Rock On

Add this to the million reasons to be grateful: I am safe. I am healthy and alive. I am happy, most of the time. I learn. I love to learn, and I get to do this on an ongoing basis. I can read, which is rare in this whole wide world of ours, and I am comparatively rich. 

I have had the gift of music and theater, my parents and grandparents taking me into New York City to see orchestras play classical music, ballets, Shakespeare Festivals and Broadway shows. Some of my earliest and happiest memories involve these incredible gifts. I have had the gift of renewal, meeting new groups of friends, co-workers, colleagues and mentors, who have helped me along my path at various stages. 

I have had challenges, certainly my share of them, and lived to tell the tale. People have helped me through these as well. People I may never even meet have helped me stay alive, by planting fruits and vegetables, raising animals that will become my sustenance and trucking these things around the country. They have helped me by listening, and even not listening at times. 

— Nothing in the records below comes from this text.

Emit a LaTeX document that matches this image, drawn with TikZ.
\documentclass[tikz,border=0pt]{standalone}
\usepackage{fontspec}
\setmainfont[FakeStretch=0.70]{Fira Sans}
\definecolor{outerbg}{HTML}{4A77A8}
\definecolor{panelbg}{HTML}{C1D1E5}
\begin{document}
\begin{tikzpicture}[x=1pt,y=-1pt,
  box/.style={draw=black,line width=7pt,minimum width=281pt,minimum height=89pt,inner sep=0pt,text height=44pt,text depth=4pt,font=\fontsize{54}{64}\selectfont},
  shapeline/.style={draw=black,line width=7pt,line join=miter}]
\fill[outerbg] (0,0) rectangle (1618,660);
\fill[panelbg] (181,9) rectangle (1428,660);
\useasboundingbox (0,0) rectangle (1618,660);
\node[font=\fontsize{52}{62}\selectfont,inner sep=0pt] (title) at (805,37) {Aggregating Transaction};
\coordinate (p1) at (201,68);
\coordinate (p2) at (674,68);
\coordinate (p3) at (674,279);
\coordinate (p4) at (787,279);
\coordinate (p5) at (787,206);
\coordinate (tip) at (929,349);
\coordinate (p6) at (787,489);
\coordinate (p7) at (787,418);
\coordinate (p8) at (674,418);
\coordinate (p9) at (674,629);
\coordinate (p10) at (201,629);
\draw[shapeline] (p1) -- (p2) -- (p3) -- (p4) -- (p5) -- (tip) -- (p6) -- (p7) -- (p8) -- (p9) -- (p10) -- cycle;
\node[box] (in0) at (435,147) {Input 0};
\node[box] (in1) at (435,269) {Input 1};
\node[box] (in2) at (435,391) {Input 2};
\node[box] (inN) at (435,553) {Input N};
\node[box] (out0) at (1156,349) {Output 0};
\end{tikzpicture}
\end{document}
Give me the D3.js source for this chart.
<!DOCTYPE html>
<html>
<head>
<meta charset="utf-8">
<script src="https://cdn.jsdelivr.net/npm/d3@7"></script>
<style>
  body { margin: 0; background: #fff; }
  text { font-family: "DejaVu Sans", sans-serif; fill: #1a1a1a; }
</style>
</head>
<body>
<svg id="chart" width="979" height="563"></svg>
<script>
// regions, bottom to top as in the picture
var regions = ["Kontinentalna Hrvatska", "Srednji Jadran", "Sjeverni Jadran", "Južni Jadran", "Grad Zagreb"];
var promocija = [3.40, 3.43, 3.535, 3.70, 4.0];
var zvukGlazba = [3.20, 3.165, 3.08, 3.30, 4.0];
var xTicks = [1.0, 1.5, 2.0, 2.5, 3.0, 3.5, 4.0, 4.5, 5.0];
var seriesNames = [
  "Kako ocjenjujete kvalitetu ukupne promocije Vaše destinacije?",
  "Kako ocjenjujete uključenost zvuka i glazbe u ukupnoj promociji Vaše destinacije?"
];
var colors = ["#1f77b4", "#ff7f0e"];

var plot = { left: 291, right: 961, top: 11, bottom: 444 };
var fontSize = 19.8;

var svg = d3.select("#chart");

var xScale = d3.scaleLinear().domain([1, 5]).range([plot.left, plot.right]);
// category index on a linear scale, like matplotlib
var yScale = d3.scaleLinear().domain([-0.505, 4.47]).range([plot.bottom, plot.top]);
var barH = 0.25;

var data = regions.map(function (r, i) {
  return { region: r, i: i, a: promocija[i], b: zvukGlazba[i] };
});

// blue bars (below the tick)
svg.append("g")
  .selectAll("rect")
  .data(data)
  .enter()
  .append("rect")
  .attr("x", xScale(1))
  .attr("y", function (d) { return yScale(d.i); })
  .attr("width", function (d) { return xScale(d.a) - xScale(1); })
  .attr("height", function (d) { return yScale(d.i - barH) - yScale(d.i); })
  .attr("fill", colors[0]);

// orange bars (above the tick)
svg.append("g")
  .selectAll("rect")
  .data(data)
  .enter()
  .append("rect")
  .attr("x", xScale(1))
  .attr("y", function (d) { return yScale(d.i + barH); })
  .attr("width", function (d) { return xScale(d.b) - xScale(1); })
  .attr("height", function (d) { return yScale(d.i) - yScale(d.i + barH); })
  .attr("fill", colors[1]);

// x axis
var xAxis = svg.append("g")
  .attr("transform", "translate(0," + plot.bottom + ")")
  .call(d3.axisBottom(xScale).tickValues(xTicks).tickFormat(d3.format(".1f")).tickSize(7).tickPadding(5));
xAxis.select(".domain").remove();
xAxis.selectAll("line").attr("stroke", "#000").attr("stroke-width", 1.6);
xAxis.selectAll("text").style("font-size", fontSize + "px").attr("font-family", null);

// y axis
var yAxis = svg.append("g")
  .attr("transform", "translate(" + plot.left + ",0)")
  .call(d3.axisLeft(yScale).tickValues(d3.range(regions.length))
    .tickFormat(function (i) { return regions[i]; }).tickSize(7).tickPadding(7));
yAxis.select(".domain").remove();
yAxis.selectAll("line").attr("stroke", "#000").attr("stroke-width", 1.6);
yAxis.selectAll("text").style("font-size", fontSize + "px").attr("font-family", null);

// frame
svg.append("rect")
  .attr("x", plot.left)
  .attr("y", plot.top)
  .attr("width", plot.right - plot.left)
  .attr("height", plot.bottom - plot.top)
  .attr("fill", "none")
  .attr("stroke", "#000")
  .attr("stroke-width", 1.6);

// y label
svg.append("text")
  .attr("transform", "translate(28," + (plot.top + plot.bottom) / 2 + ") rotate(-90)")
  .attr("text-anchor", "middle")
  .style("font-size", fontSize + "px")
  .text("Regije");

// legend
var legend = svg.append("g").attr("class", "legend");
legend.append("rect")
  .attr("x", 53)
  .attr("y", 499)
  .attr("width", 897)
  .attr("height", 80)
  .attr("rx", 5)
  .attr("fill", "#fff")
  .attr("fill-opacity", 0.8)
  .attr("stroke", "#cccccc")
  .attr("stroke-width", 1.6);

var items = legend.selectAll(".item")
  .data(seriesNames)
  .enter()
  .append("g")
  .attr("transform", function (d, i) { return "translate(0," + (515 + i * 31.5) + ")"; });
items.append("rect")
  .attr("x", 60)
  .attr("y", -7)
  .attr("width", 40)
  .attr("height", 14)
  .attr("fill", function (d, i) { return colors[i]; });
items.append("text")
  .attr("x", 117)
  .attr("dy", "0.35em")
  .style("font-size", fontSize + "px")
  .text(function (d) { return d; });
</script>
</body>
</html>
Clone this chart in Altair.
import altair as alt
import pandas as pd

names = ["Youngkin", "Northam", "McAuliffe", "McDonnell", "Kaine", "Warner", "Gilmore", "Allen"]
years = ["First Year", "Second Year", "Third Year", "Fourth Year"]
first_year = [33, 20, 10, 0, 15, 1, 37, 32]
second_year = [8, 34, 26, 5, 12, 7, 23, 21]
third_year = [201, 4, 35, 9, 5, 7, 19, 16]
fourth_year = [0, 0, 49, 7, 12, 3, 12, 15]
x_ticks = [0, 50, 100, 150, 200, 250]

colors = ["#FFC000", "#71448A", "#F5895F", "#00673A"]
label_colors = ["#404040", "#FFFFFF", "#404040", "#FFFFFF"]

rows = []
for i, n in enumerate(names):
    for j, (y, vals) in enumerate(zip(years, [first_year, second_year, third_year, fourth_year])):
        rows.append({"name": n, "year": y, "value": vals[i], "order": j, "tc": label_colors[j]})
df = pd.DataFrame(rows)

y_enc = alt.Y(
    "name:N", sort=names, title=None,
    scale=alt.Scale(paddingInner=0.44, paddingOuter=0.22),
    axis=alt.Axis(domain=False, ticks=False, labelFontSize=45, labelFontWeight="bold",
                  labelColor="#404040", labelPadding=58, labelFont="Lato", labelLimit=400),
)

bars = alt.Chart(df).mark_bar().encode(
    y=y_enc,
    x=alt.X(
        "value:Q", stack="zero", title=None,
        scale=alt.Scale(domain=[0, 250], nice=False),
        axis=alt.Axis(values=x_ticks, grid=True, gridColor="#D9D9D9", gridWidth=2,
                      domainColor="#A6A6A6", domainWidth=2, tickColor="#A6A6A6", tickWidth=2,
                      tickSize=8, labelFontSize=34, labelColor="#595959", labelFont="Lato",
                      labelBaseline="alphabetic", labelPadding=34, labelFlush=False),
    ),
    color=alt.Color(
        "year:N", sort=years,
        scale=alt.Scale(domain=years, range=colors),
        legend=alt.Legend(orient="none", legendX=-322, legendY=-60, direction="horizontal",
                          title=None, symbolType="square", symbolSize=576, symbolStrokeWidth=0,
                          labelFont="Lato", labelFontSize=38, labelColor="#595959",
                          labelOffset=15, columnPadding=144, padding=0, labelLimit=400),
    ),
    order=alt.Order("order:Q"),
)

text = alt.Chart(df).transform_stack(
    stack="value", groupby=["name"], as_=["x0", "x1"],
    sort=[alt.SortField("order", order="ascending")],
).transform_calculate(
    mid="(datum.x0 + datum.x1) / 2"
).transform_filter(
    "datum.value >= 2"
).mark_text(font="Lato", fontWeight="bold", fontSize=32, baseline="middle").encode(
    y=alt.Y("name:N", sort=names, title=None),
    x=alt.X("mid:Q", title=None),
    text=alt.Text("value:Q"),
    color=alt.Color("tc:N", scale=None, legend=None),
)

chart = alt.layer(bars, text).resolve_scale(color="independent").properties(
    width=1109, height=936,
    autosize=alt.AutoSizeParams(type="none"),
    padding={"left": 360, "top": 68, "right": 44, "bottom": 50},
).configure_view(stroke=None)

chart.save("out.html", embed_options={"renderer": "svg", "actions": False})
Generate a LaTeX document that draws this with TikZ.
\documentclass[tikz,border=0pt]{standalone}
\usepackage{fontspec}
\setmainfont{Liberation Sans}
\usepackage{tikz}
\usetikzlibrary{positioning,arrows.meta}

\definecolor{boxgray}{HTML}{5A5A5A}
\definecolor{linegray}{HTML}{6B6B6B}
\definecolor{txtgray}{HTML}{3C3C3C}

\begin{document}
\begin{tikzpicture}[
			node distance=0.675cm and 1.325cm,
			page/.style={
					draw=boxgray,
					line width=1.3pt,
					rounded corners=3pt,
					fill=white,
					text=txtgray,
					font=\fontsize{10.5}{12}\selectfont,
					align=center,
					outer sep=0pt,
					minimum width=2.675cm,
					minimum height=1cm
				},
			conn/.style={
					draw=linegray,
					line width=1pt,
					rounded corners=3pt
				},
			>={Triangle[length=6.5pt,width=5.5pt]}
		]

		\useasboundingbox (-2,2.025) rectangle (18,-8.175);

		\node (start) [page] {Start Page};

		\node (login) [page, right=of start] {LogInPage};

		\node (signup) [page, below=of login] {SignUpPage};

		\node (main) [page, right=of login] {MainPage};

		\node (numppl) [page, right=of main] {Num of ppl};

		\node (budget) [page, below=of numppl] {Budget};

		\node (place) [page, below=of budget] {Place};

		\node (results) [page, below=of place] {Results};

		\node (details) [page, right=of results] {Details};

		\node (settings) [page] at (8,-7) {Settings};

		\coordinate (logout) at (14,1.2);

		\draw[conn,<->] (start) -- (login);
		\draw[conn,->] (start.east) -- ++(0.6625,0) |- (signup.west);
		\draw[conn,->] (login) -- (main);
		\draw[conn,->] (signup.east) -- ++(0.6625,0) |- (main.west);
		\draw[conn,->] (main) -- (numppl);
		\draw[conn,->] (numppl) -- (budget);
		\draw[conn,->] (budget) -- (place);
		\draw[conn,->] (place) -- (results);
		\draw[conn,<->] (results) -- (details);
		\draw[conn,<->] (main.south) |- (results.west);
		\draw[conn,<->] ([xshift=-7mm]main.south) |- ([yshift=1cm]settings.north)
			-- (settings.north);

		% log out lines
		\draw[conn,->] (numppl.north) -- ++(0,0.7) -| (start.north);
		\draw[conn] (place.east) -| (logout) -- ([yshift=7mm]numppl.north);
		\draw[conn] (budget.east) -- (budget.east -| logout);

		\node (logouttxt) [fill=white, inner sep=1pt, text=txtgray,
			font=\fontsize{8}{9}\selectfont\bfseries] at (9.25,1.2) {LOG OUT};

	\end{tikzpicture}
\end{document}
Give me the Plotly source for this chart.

Recently I read an article about how the idea that we’re all connected isn’t just woo-woo crap made up by someone trying to sell you a self-help book. It’s true on a very scientific, molecular level. Your atoms crash into mine all the time at the grocery store, in line at the DMV, picking out a new book at the local bookstore. Every once in a while, usually out doing mundane things like errands, I will remember this and fall to my knees a little in my mind. My brain will do a little somersault of joy in the knowledge that I am not alone. I’m never alone, in fact. And if I should see your atoms shooting past me at the dry cleaner, I’ll give a little wave and say, rock on you crazy molecule, and godspeed to you.